● **Direction**
An exact copy of the records is required, minus the pictures they hold.

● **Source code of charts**
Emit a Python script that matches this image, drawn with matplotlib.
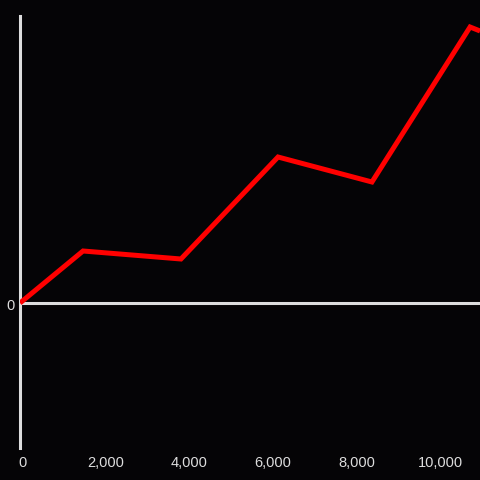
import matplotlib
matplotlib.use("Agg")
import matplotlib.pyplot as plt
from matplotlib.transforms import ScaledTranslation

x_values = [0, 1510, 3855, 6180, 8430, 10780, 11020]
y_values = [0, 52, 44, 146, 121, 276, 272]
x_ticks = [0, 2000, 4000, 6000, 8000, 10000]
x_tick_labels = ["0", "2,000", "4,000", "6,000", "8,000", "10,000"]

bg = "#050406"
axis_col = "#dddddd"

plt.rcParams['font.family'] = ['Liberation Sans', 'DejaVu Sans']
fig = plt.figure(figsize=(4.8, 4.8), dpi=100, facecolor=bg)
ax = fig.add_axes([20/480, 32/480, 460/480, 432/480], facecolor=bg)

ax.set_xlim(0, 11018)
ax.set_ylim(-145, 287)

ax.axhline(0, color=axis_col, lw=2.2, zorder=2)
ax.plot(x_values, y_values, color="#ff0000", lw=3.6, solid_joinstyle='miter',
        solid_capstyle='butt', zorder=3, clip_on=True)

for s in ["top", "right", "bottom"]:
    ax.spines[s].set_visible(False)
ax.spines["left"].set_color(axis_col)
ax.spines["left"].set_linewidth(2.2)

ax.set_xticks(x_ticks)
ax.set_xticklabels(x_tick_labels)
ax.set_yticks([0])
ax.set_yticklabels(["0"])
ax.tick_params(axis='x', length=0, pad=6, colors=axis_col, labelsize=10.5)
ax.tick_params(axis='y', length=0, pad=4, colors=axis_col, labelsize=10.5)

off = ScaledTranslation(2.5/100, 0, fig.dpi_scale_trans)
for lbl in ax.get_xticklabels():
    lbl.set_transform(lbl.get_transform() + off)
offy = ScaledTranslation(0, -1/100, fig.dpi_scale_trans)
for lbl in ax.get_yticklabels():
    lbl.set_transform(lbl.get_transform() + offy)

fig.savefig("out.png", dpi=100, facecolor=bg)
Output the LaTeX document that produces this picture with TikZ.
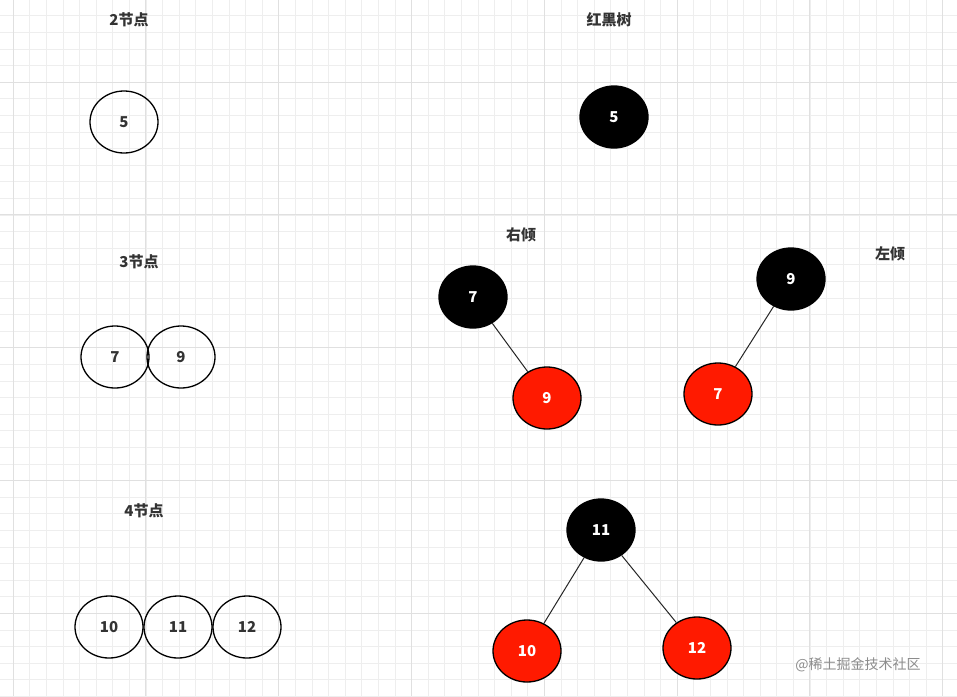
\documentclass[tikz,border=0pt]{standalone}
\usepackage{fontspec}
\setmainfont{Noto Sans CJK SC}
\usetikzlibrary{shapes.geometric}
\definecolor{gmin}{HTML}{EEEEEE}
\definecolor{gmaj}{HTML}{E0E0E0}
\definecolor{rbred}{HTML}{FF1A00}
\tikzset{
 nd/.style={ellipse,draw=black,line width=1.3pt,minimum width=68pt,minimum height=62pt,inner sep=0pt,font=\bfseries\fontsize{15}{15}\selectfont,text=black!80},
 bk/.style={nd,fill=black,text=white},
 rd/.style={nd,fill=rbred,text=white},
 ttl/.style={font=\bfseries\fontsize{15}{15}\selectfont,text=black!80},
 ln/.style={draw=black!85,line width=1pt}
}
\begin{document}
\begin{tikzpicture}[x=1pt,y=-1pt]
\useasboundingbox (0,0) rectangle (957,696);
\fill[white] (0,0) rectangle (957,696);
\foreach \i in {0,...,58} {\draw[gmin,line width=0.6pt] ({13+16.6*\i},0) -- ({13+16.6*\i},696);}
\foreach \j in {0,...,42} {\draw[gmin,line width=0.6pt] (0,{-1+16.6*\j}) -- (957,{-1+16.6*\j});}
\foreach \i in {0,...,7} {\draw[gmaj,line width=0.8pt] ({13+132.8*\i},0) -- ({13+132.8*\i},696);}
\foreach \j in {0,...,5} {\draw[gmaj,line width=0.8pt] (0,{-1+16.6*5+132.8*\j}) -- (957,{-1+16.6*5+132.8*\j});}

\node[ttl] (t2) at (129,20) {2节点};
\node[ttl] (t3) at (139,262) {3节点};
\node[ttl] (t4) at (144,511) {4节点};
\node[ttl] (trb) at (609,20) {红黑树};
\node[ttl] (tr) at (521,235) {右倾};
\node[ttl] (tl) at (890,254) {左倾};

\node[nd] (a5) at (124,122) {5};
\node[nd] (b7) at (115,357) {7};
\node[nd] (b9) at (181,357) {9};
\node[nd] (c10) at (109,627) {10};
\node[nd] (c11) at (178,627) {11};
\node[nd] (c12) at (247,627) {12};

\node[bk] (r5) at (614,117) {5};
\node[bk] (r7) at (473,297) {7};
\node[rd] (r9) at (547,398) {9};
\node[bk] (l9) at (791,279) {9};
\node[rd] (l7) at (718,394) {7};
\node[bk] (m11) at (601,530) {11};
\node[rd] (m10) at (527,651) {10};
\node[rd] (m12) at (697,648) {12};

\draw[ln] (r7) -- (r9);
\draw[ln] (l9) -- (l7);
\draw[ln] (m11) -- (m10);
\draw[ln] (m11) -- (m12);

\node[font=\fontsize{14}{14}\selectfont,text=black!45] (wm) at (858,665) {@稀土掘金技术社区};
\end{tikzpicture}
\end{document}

● **Expected output**
Emit a Python script that matches this image, drawn with matplotlib.
import matplotlib
matplotlib.use("Agg")
import matplotlib.pyplot as plt
from matplotlib.transforms import ScaledTranslation

x_values = [0, 1510, 3855, 6180, 8430, 10780, 11020]
y_values = [0, 52, 44, 146, 121, 276, 272]
x_ticks = [0, 2000, 4000, 6000, 8000, 10000]
x_tick_labels = ["0", "2,000", "4,000", "6,000", "8,000", "10,000"]

bg = "#050406"
axis_col = "#dddddd"

plt.rcParams['font.family'] = ['Liberation Sans', 'DejaVu Sans']
fig = plt.figure(figsize=(4.8, 4.8), dpi=100, facecolor=bg)
ax = fig.add_axes([20/480, 32/480, 460/480, 432/480], facecolor=bg)

ax.set_xlim(0, 11018)
ax.set_ylim(-145, 287)

ax.axhline(0, color=axis_col, lw=2.2, zorder=2)
ax.plot(x_values, y_values, color="#ff0000", lw=3.6, solid_joinstyle='miter',
        solid_capstyle='butt', zorder=3, clip_on=True)

for s in ["top", "right", "bottom"]:
    ax.spines[s].set_visible(False)
ax.spines["left"].set_color(axis_col)
ax.spines["left"].set_linewidth(2.2)

ax.set_xticks(x_ticks)
ax.set_xticklabels(x_tick_labels)
ax.set_yticks([0])
ax.set_yticklabels(["0"])
ax.tick_params(axis='x', length=0, pad=6, colors=axis_col, labelsize=10.5)
ax.tick_params(axis='y', length=0, pad=4, colors=axis_col, labelsize=10.5)

off = ScaledTranslation(2.5/100, 0, fig.dpi_scale_trans)
for lbl in ax.get_xticklabels():
    lbl.set_transform(lbl.get_transform() + off)
offy = ScaledTranslation(0, -1/100, fig.dpi_scale_trans)
for lbl in ax.get_yticklabels():
    lbl.set_transform(lbl.get_transform() + offy)

fig.savefig("out.png", dpi=100, facecolor=bg)
Output the LaTeX document that produces this picture with TikZ.
\documentclass[tikz,border=0pt]{standalone}
\usepackage{fontspec}
\setmainfont{Noto Sans CJK SC}
\usetikzlibrary{shapes.geometric}
\definecolor{gmin}{HTML}{EEEEEE}
\definecolor{gmaj}{HTML}{E0E0E0}
\definecolor{rbred}{HTML}{FF1A00}
\tikzset{
 nd/.style={ellipse,draw=black,line width=1.3pt,minimum width=68pt,minimum height=62pt,inner sep=0pt,font=\bfseries\fontsize{15}{15}\selectfont,text=black!80},
 bk/.style={nd,fill=black,text=white},
 rd/.style={nd,fill=rbred,text=white},
 ttl/.style={font=\bfseries\fontsize{15}{15}\selectfont,text=black!80},
 ln/.style={draw=black!85,line width=1pt}
}
\begin{document}
\begin{tikzpicture}[x=1pt,y=-1pt]
\useasboundingbox (0,0) rectangle (957,696);
\fill[white] (0,0) rectangle (957,696);
\foreach \i in {0,...,58} {\draw[gmin,line width=0.6pt] ({13+16.6*\i},0) -- ({13+16.6*\i},696);}
\foreach \j in {0,...,42} {\draw[gmin,line width=0.6pt] (0,{-1+16.6*\j}) -- (957,{-1+16.6*\j});}
\foreach \i in {0,...,7} {\draw[gmaj,line width=0.8pt] ({13+132.8*\i},0) -- ({13+132.8*\i},696);}
\foreach \j in {0,...,5} {\draw[gmaj,line width=0.8pt] (0,{-1+16.6*5+132.8*\j}) -- (957,{-1+16.6*5+132.8*\j});}

\node[ttl] (t2) at (129,20) {2节点};
\node[ttl] (t3) at (139,262) {3节点};
\node[ttl] (t4) at (144,511) {4节点};
\node[ttl] (trb) at (609,20) {红黑树};
\node[ttl] (tr) at (521,235) {右倾};
\node[ttl] (tl) at (890,254) {左倾};

\node[nd] (a5) at (124,122) {5};
\node[nd] (b7) at (115,357) {7};
\node[nd] (b9) at (181,357) {9};
\node[nd] (c10) at (109,627) {10};
\node[nd] (c11) at (178,627) {11};
\node[nd] (c12) at (247,627) {12};

\node[bk] (r5) at (614,117) {5};
\node[bk] (r7) at (473,297) {7};
\node[rd] (r9) at (547,398) {9};
\node[bk] (l9) at (791,279) {9};
\node[rd] (l7) at (718,394) {7};
\node[bk] (m11) at (601,530) {11};
\node[rd] (m10) at (527,651) {10};
\node[rd] (m12) at (697,648) {12};

\draw[ln] (r7) -- (r9);
\draw[ln] (l9) -- (l7);
\draw[ln] (m11) -- (m10);
\draw[ln] (m11) -- (m12);

\node[font=\fontsize{14}{14}\selectfont,text=black!45] (wm) at (858,665) {@稀土掘金技术社区};
\end{tikzpicture}
\end{document}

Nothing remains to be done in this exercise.